David Brooks, an editorial writer for the New York Times, referenced a powerful essay in The Atlantic. He broke down its main ideas into the societal segments who are disproportionally effected by the current recession and the subsequent cultural consequences:
Men: Last November nearly a fifth of all men between 25 and 54 did not have jobs, the highest figure since the labor bureau began counting in 1954. We are very close to marking the moment when there will be more women in the work force than men.
Long term unemployment is one of the most devastating experiences a person can endure equalling the death of a spouse. Men who are unemployed for an extended length of time are more likely to drink, abuse their children more, and suffer debilitating blows to their identity.

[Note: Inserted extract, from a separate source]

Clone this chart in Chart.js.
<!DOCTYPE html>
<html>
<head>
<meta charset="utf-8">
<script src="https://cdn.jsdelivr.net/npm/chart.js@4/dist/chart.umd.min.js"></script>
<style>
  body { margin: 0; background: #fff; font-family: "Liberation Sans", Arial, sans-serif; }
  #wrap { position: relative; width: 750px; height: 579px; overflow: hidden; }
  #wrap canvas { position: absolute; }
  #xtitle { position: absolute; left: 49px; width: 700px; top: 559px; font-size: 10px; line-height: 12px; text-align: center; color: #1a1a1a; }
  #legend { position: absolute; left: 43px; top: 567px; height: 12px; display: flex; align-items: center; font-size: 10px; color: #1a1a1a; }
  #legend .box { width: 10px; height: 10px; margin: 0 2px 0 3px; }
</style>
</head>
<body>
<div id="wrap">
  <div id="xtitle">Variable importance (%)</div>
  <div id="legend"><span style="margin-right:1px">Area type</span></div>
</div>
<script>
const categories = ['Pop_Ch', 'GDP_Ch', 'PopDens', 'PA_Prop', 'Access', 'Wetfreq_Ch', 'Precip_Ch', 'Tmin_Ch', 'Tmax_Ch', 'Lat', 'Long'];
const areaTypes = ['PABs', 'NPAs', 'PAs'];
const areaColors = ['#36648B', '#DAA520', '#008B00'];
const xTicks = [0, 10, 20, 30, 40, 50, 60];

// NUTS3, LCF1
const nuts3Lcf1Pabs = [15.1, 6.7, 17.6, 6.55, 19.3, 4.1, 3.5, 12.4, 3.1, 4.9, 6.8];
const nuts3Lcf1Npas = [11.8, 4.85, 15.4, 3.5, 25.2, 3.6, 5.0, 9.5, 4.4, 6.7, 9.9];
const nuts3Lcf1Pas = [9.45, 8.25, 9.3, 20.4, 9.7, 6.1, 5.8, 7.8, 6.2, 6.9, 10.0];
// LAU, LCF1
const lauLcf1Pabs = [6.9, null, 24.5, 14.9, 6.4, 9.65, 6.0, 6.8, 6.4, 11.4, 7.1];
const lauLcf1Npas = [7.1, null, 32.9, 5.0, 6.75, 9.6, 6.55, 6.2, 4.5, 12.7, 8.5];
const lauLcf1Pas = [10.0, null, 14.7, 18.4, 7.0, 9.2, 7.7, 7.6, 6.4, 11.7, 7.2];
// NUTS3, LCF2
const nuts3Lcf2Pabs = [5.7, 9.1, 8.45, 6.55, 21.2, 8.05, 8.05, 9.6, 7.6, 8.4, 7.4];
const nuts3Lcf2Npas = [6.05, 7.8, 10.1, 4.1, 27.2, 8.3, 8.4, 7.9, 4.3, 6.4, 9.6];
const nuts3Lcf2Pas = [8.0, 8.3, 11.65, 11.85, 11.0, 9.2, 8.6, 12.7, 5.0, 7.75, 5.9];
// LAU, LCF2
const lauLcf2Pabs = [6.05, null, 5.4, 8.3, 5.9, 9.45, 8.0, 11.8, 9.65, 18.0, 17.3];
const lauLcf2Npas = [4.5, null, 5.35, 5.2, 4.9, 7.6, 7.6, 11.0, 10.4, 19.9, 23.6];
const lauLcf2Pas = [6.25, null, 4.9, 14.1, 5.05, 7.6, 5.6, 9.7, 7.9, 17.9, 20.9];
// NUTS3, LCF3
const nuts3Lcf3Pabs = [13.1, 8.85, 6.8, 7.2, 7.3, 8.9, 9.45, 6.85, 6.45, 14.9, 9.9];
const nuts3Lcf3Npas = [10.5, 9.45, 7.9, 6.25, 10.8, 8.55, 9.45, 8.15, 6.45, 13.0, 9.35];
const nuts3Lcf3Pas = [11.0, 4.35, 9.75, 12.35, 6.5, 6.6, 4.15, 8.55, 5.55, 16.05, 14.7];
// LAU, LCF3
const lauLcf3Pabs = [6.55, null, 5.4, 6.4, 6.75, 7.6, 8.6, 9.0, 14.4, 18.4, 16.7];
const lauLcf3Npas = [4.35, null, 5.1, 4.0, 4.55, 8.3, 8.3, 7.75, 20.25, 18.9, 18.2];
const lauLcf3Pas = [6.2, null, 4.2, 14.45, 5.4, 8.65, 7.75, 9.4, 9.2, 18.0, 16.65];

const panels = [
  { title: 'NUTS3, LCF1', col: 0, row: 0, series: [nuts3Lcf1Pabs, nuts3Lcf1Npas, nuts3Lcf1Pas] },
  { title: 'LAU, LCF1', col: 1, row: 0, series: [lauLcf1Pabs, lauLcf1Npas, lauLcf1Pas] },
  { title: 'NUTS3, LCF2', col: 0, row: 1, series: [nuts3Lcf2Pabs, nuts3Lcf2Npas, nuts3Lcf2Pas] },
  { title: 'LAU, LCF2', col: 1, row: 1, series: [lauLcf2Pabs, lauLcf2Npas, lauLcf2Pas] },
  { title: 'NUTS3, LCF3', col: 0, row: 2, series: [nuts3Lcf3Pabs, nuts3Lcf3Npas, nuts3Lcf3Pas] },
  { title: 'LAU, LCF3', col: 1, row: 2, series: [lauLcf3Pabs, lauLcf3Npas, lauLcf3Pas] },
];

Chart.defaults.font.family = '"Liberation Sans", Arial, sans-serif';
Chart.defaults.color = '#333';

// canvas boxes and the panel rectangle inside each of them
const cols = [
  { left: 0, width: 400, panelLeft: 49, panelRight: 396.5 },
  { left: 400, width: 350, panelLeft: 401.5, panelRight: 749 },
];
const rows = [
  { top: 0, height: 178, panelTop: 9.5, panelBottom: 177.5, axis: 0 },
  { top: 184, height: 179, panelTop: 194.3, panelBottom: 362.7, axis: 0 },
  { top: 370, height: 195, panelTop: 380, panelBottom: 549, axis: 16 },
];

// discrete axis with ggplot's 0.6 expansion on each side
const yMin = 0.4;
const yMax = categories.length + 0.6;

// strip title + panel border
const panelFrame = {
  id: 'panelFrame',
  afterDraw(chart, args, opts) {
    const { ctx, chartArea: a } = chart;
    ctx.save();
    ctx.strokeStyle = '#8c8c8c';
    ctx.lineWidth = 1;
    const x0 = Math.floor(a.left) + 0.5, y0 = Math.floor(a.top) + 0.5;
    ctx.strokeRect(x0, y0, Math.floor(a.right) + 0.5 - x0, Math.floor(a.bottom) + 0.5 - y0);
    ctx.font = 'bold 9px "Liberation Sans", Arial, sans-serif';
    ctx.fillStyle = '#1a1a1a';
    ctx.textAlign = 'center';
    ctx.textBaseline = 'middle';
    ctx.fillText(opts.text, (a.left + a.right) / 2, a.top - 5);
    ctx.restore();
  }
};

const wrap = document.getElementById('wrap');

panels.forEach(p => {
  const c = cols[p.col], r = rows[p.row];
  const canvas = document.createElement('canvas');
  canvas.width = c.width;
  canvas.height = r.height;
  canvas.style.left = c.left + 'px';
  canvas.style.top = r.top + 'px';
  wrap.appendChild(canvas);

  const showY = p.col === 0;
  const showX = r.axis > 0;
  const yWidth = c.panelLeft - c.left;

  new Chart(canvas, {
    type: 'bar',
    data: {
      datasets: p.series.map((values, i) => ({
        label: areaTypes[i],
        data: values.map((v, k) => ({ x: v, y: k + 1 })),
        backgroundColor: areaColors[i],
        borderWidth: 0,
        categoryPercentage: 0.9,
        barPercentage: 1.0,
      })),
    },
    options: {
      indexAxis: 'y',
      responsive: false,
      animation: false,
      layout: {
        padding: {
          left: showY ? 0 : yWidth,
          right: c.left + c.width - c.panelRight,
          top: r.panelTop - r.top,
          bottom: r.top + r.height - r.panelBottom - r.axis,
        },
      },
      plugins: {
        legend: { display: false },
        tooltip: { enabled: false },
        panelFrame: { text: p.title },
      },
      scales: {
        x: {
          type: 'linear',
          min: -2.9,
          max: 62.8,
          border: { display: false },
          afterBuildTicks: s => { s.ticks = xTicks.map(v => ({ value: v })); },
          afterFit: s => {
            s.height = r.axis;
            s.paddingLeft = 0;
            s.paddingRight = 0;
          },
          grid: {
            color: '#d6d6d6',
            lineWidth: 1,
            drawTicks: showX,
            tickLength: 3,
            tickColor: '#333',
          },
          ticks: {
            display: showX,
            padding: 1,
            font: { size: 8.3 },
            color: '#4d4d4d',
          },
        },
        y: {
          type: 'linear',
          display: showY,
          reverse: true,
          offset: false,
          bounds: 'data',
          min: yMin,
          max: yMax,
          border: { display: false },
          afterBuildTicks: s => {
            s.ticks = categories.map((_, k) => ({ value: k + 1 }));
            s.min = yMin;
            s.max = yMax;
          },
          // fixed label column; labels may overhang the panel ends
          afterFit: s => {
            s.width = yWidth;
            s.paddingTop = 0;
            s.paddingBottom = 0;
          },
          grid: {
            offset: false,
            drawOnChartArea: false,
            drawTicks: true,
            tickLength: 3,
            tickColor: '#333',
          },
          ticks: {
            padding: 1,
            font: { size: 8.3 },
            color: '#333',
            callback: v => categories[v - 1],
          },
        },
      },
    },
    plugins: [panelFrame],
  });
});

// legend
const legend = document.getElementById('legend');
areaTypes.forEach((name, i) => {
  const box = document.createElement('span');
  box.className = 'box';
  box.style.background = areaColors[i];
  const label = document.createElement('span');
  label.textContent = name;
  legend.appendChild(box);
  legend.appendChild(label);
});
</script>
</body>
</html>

Young People: High School and college grads are entering a miserable job market. College grads who entered the job market during the recession of 1981 earned 25 percent less than grads who entered when times were good.
Over a lifetime, recession kids can expect to earn $100,000 less than their luckier cohorts. They are less likely to get professional level jobs through life. They are less likely to switch jobs later in their career, even in pursuit of greater opportunity.
These are challenging times and our social fabric needs a tightly woven response. As a christian, I'm convinced that the church is gathered for such a time and place. It's people need to gather in those who are impacted; providing meals, rental payments, or job search services. It also needs to provide places of meaning for unaffiliated and disenfranchised 20 somethings – giving them an intergenerational community of care beyond the network sites of Facebook and Twitter.
Every solution will entail inconvenience, but the call of faith has never been free from it.